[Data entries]
--- start ---
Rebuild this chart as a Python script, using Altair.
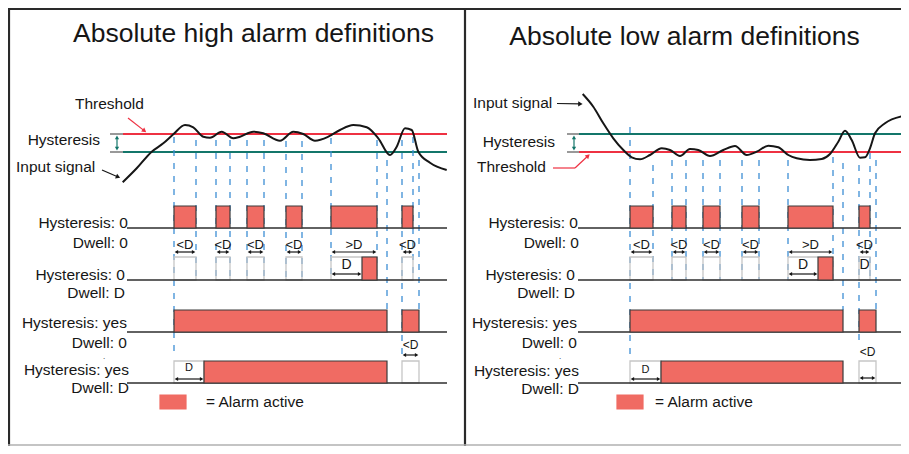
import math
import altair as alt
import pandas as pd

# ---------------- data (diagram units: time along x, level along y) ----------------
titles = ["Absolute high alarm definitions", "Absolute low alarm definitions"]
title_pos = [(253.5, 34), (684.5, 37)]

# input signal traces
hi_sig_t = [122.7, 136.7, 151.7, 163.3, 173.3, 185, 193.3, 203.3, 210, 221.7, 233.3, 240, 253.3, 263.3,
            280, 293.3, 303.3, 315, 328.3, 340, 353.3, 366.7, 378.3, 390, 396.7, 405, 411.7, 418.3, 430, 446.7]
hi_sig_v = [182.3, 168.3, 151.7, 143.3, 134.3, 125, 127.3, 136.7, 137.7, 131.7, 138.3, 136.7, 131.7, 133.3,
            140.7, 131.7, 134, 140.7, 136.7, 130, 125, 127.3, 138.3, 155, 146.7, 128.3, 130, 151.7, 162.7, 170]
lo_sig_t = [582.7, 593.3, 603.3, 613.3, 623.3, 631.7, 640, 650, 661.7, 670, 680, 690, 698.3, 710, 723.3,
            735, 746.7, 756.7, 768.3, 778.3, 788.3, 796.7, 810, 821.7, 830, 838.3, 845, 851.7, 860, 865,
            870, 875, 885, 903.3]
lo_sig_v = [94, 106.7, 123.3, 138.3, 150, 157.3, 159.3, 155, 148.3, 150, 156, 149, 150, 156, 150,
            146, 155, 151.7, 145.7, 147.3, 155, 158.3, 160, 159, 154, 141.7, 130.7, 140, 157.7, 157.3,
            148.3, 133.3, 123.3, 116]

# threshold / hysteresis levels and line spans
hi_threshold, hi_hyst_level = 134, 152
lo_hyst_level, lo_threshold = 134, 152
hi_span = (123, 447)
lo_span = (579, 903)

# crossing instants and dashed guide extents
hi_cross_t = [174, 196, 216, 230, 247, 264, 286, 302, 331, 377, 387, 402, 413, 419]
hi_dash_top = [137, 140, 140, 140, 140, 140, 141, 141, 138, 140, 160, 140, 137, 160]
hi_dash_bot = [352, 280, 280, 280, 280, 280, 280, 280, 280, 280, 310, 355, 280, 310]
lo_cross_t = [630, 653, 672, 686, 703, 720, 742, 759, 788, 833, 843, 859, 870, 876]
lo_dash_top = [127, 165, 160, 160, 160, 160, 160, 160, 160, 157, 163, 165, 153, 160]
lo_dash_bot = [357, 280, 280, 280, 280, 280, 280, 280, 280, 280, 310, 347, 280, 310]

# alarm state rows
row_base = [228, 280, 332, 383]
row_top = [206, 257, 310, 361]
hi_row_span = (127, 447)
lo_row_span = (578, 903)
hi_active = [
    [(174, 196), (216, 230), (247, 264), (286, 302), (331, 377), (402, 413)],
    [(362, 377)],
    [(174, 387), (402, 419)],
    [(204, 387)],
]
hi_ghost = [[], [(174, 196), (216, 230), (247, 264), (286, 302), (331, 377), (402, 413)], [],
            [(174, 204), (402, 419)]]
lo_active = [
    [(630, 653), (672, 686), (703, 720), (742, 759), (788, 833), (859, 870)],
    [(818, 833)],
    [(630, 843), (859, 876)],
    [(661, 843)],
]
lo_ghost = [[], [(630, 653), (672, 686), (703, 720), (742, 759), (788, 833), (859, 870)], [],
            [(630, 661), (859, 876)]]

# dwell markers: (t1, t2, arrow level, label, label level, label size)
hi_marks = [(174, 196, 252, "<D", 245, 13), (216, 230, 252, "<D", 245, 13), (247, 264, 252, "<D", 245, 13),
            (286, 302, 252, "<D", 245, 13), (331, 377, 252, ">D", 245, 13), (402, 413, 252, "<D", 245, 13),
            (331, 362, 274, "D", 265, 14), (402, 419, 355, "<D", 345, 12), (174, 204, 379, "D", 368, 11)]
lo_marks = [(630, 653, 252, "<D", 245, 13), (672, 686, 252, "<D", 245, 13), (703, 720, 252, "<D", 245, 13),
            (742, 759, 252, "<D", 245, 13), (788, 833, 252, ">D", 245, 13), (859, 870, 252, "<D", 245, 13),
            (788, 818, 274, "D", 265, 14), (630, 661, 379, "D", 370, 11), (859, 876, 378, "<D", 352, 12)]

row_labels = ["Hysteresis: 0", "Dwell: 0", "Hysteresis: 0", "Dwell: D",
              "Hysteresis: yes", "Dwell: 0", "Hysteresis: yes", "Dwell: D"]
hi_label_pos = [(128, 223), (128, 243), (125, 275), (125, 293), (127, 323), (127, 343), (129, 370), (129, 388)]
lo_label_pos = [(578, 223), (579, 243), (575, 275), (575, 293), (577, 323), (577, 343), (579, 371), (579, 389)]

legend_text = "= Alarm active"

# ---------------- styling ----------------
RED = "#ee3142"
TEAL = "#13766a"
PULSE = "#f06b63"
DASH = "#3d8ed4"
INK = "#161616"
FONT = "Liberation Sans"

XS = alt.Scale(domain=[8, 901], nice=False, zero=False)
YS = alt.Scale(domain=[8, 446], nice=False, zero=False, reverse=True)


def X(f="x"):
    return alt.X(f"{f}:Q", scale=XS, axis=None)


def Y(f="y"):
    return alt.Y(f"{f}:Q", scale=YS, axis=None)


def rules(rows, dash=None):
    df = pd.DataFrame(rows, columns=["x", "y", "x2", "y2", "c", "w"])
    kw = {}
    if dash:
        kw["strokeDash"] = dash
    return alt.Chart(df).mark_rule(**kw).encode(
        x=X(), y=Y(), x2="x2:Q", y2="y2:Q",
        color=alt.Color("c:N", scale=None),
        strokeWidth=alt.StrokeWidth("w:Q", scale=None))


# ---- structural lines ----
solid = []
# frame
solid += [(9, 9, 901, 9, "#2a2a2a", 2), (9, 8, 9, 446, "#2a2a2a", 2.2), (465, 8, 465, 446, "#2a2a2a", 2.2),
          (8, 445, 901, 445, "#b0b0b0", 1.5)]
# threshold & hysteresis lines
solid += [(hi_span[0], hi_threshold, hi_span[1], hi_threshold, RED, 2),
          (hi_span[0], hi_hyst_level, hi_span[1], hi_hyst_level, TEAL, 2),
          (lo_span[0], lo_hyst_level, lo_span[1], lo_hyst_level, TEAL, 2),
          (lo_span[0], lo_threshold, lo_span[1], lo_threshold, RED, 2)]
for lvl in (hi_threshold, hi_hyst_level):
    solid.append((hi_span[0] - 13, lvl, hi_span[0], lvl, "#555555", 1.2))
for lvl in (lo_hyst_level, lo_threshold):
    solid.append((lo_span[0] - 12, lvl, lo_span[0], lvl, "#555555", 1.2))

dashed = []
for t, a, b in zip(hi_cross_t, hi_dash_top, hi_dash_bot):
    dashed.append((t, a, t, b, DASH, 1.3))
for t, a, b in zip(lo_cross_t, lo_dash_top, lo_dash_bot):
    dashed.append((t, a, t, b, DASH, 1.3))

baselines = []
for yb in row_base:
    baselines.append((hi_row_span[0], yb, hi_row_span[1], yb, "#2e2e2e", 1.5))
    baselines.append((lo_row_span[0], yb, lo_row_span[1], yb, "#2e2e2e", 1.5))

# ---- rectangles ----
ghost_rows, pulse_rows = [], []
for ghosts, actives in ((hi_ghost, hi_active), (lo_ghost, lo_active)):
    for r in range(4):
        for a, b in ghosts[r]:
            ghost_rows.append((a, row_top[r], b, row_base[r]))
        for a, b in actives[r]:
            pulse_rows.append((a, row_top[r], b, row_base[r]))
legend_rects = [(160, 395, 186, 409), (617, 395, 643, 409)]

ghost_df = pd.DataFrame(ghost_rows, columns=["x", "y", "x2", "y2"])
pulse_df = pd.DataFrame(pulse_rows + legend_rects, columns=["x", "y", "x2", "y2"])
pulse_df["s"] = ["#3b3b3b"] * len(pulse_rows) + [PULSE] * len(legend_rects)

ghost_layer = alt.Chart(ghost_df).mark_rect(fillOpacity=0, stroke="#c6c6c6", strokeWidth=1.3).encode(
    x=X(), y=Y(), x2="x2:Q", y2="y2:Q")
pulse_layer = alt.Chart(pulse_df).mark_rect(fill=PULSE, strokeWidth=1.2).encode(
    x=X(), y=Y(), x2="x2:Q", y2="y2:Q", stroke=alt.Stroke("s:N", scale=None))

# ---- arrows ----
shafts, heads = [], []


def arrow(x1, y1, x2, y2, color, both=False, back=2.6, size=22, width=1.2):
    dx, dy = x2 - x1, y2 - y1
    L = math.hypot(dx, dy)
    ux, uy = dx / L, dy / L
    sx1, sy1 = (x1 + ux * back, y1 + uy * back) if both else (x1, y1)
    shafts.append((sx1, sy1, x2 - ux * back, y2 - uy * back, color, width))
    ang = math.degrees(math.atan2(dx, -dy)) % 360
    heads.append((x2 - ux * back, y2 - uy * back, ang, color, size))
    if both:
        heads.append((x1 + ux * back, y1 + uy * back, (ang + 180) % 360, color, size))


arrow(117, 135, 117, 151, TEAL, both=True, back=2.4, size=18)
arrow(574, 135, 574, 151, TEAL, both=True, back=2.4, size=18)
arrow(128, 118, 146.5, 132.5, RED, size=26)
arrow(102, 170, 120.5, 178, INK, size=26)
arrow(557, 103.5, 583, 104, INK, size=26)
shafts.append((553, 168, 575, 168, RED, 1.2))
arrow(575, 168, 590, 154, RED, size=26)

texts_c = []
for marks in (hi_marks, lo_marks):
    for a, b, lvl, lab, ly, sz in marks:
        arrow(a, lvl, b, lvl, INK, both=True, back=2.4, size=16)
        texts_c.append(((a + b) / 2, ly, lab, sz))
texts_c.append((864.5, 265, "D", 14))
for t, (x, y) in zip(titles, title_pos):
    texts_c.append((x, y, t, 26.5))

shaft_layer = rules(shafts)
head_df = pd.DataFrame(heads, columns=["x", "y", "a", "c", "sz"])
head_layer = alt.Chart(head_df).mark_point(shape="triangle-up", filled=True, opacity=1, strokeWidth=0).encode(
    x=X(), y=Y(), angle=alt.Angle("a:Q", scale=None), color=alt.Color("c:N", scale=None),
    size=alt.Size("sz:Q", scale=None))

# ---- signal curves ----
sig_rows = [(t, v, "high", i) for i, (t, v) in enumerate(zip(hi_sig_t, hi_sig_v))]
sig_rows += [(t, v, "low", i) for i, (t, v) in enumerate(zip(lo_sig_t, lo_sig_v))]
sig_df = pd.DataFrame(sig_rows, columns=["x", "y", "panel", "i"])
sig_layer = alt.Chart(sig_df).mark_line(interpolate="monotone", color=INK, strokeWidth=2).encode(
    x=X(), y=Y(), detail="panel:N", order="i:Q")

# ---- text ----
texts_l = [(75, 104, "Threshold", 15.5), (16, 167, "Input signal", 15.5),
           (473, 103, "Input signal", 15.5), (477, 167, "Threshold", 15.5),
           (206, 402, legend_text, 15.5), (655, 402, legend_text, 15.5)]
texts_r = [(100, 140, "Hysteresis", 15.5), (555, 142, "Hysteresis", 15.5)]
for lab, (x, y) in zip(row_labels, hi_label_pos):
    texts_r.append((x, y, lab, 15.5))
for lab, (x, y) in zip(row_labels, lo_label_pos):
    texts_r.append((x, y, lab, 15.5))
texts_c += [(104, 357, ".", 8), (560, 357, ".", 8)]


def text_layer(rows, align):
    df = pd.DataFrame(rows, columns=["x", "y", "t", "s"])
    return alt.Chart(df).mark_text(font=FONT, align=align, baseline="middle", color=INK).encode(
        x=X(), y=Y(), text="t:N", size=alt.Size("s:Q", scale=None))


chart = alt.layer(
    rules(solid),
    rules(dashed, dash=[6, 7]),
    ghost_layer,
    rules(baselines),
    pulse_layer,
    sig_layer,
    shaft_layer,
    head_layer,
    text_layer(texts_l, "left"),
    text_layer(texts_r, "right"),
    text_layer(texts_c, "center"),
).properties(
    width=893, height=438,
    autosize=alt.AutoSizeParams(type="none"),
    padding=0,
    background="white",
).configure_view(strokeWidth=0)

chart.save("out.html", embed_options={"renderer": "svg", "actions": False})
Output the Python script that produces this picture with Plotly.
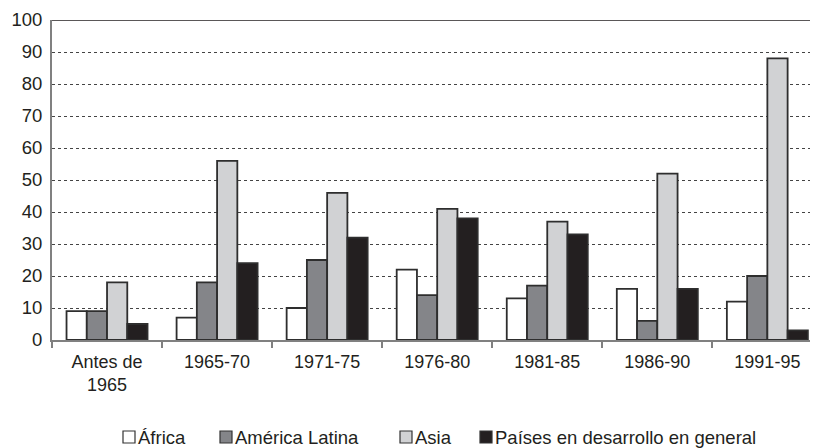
--- end ---
# SHORT PROBLEM
Repeat, exactly and in full, each line from the start of the data to the line that contains "347, 280, 310]". Pictures do not go in.

# SOLUTION TO THIS PROBLEM
Rebuild this chart as a Python script, using Altair.
import math
import altair as alt
import pandas as pd

# ---------------- data (diagram units: time along x, level along y) ----------------
titles = ["Absolute high alarm definitions", "Absolute low alarm definitions"]
title_pos = [(253.5, 34), (684.5, 37)]

# input signal traces
hi_sig_t = [122.7, 136.7, 151.7, 163.3, 173.3, 185, 193.3, 203.3, 210, 221.7, 233.3, 240, 253.3, 263.3,
            280, 293.3, 303.3, 315, 328.3, 340, 353.3, 366.7, 378.3, 390, 396.7, 405, 411.7, 418.3, 430, 446.7]
hi_sig_v = [182.3, 168.3, 151.7, 143.3, 134.3, 125, 127.3, 136.7, 137.7, 131.7, 138.3, 136.7, 131.7, 133.3,
            140.7, 131.7, 134, 140.7, 136.7, 130, 125, 127.3, 138.3, 155, 146.7, 128.3, 130, 151.7, 162.7, 170]
lo_sig_t = [582.7, 593.3, 603.3, 613.3, 623.3, 631.7, 640, 650, 661.7, 670, 680, 690, 698.3, 710, 723.3,
            735, 746.7, 756.7, 768.3, 778.3, 788.3, 796.7, 810, 821.7, 830, 838.3, 845, 851.7, 860, 865,
            870, 875, 885, 903.3]
lo_sig_v = [94, 106.7, 123.3, 138.3, 150, 157.3, 159.3, 155, 148.3, 150, 156, 149, 150, 156, 150,
            146, 155, 151.7, 145.7, 147.3, 155, 158.3, 160, 159, 154, 141.7, 130.7, 140, 157.7, 157.3,
            148.3, 133.3, 123.3, 116]

# threshold / hysteresis levels and line spans
hi_threshold, hi_hyst_level = 134, 152
lo_hyst_level, lo_threshold = 134, 152
hi_span = (123, 447)
lo_span = (579, 903)

# crossing instants and dashed guide extents
hi_cross_t = [174, 196, 216, 230, 247, 264, 286, 302, 331, 377, 387, 402, 413, 419]
hi_dash_top = [137, 140, 140, 140, 140, 140, 141, 141, 138, 140, 160, 140, 137, 160]
hi_dash_bot = [352, 280, 280, 280, 280, 280, 280, 280, 280, 280, 310, 355, 280, 310]
lo_cross_t = [630, 653, 672, 686, 703, 720, 742, 759, 788, 833, 843, 859, 870, 876]
lo_dash_top = [127, 165, 160, 160, 160, 160, 160, 160, 160, 157, 163, 165, 153, 160]
lo_dash_bot = [357, 280, 280, 280, 280, 280, 280, 280, 280, 280, 310, 347, 280, 310]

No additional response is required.